// you’re reading...

Interview

Gerald Rascionato p2

Director Gerald Rascionato talks about how he came up with the idea for the first person point of view shark movie Cage Dive...

Director Gerald Rascionato said it all began when he was eight or ten years old and his father showed him Jaws. “It always stuck with me, but I didn’t know how I could make a shark movie different,” he said. The film inspired many people, and not just in the thriller genre, he said.
He said he’d always wanted to make a movie that created that feeling of the classic films of his youth, by people like Steven Spielberg and George Lucas. But at one point he decided to put away his movie ambitions for a while. “I had actually stopped film making for a year,” he said. “I became a salesman.” He took up telephone marketing and selling insurance. He was due to take his career to the next level with a course in financial planning. But he’d been plagued by back pain for a long time and saw a doctor about it. The doctor referred him to a specialist who said he needed an operation within 30 days. He had bones crushing the nerves in his back. Within about 25 days he’d had the operation and he said the pain was like an elephant was sitting on his back.
Mr Rascionato said there was a saying: when you have your darkest moments, you can see light the brightest. While recuperating in hospital he was watching the Discovery Channel and it was Shark Week. “It reignited my brain,” he said. “I’d always wanted to do a shark film.”
It was then he had the idea for a first person point of view movie about sharks: from the perspective of a person in the water holding the camera as the sharks circled.
He said the first found footage film he’d seen was Paranormal Activity in 2007. “I hadn’t seen The Blair Witch Project”. He remembers the feeling of questioning if the action in Paranormal Activity was real. It was like it was natural and really happening.
He had the idea for the film in December 2012, and phoned people looking for a writer.

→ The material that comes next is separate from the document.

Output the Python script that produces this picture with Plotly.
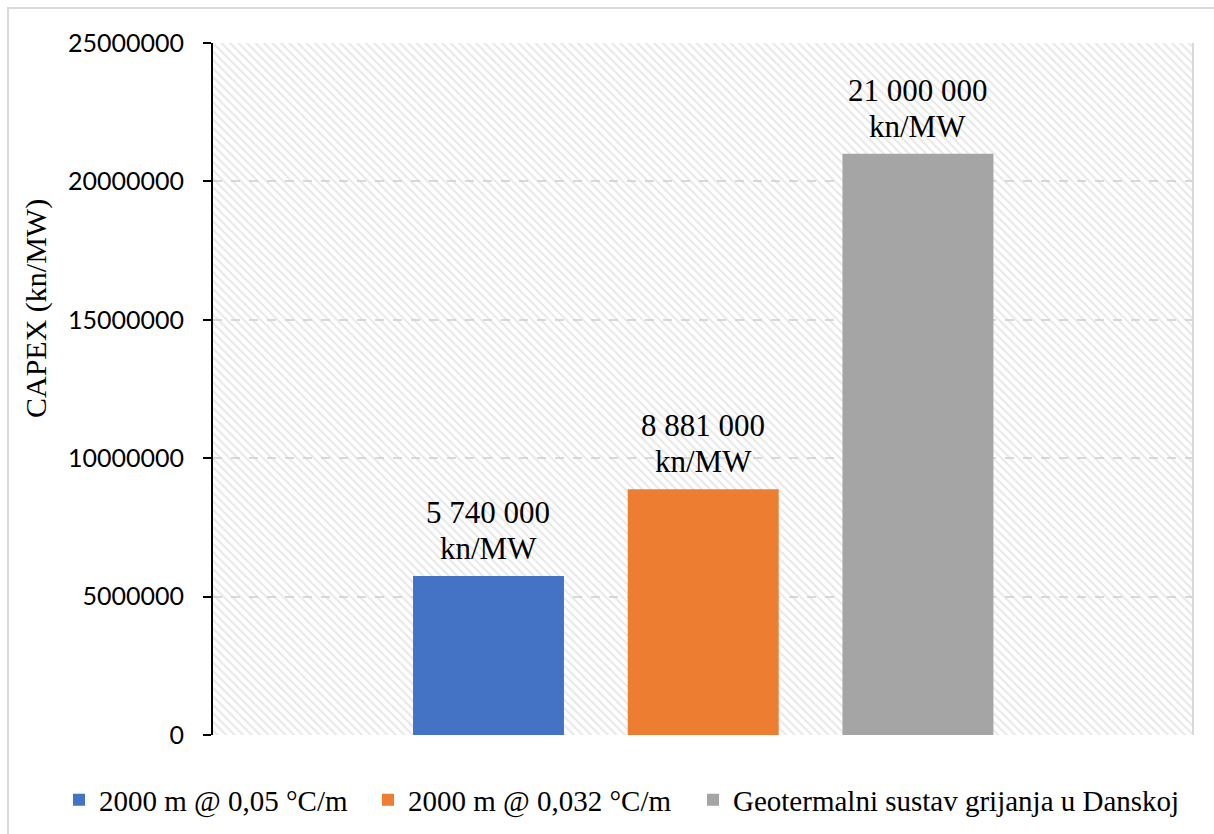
import plotly.graph_objects as go

# Series (one bar per configuration)
series_names = [
    "2000 m @ 0,05 °C/m",
    "2000 m @ 0,032 °C/m",
    "Geotermalni sustav grijanja u Danskoj",
]
capex_values = [5740000, 8881000, 21000000]
bar_colors = ["#4472C4", "#ED7D31", "#A5A5A5"]
unit_label = "kn/MW"
axis_title = "CAPEX (kn/MW)"

y_ticks = [0, 5000000, 10000000, 15000000, 20000000, 25000000]

SERIF = "Liberation Serif, Times New Roman, serif"
SANS = "Lato, Open Sans, sans-serif"
GRID = "#d9d9d9"


def fmt_spaces(v):
    return f"{v:,}".replace(",", " ")


W, H = 1214, 834
ML, MR, MT, MB = 213, 21, 43, 99
pw, ph = W - ML - MR, H - MT - MB


def px_x(x):
    return (x - ML) / pw


def px_y(y):
    return (MT + ph - y) / ph


fig = go.Figure()

# Hatched plot-area background on the hidden base axes (unit square)
fig.add_trace(go.Scatter(
    x=[0, 1, 1, 0, 0], y=[0, 0, 1, 1, 0],
    xaxis="x", yaxis="y",
    mode="lines", line=dict(width=0, color="rgba(0,0,0,0)"),
    fill="toself", fillcolor="rgba(0,0,0,0)",
    fillpattern=dict(shape="\\", fgcolor="#cfcfcf", bgcolor="rgba(0,0,0,0)",
                     size=6, solidity=0.33),
    hoverinfo="skip", showlegend=False,
))

# The bars, drawn on the overlaying axes so they sit above the hatch.
# Each series gets its own legend box so the entries can be spaced freely.
legend_ids = ["legend", "legend2", "legend3"]
for name, val, col, lg in zip(series_names, capex_values, bar_colors, legend_ids):
    fig.add_trace(go.Bar(
        x=[name], y=[val], name=name,
        marker=dict(color=col, line=dict(width=0)),
        xaxis="x2", yaxis="y2", legend=lg,
    ))

# Value labels above each bar (number line and unit line)
annotations = []
for name, val in zip(series_names, capex_values):
    annotations.append(dict(
        x=name, y=val, xref="x2", yref="y2",
        text=fmt_spaces(val), showarrow=False,
        yanchor="bottom", yshift=44,
        font=dict(family=SERIF, size=31, color="#000000"),
    ))
    annotations.append(dict(
        x=name, y=val, xref="x2", yref="y2",
        text=unit_label, showarrow=False,
        yanchor="bottom", yshift=8,
        font=dict(family=SERIF, size=31, color="#000000"),
    ))

# Y-axis title
annotations.append(dict(
    xref="paper", yref="paper", x=px_x(36), y=px_y(309),
    text=axis_title, textangle=-90, showarrow=False,
    xanchor="center", yanchor="middle",
    font=dict(family=SERIF, size=30, color="#000000"),
))

shapes = [
    # right edge of the plot area
    dict(type="line", xref="paper", yref="paper", x0=1, x1=1, y0=0, y1=1,
         line=dict(color=GRID, width=2)),
    # outer chart frame
    dict(type="rect", xref="paper", yref="paper",
         x0=px_x(8), x1=px_x(W + 10), y0=px_y(H + 10), y1=px_y(8),
         line=dict(color=GRID, width=2), fillcolor="rgba(0,0,0,0)", layer="below"),
]

legend_font = dict(family=SERIF, size=29, color="#000000")
legend_left = [59, 368, 693]
legend_layouts = {}
for lg, left in zip(legend_ids, legend_left):
    legend_layouts[lg] = dict(
        orientation="h", x=px_x(left), xanchor="left",
        y=px_y(800), yanchor="middle",
        font=legend_font, bgcolor="rgba(0,0,0,0)",
    )

fig.update_layout(
    width=W, height=H,
    margin=dict(l=ML, r=MR, t=MT, b=MB, autoexpand=False),
    paper_bgcolor="white", plot_bgcolor="white",
    barmode="overlay", bargap=0.297,
    showlegend=True,
    xaxis=dict(range=[0, 1], visible=False, fixedrange=True),
    yaxis=dict(range=[0, 1], visible=False, fixedrange=True),
    xaxis2=dict(
        overlaying="x", anchor="y2", type="category",
        range=[-1.283, 3.281],
        showticklabels=False, showgrid=False, showline=False, ticks="",
        zeroline=False,
    ),
    yaxis2=dict(
        overlaying="y", anchor="x2", side="left",
        range=[0, 25000000], tickvals=y_ticks, tickformat="d",
        showgrid=True, gridcolor=GRID, gridwidth=1.5, griddash="dash",
        zeroline=False, automargin=False,
        showline=True, linecolor="#000000", linewidth=2,
        ticks="outside", ticklen=8, tickwidth=2, tickcolor="#000000",
        ticklabelstandoff=14,
        tickfont=dict(family=SANS, size=25, color="#000000"),
    ),
    annotations=annotations,
    shapes=shapes,
    **legend_layouts,
)

fig.write_html("out.html")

A friend said the director should write it himself. It took him eight months to write, with some ideas and co-writing with Stephen Lister and others. All up the movie took about five years to make. There were four shoots for the film, each about two weeks duration. The four shoots took place over two years. He said the rest of the time was preproduction, like location scouting, and postproduction like editing and CGI. Pre and post take up the most time, he said.
“I actually pitched the idea to my parents,” he said. “They knew the passion was there.” His parents put up some money, and then he met the principal investor who put up the big money for things like the CGI in the movie. Mr Rascionato said he didn’t want to have dummies of fins or sharks in the movie, he wanted CGI, and it looks very good.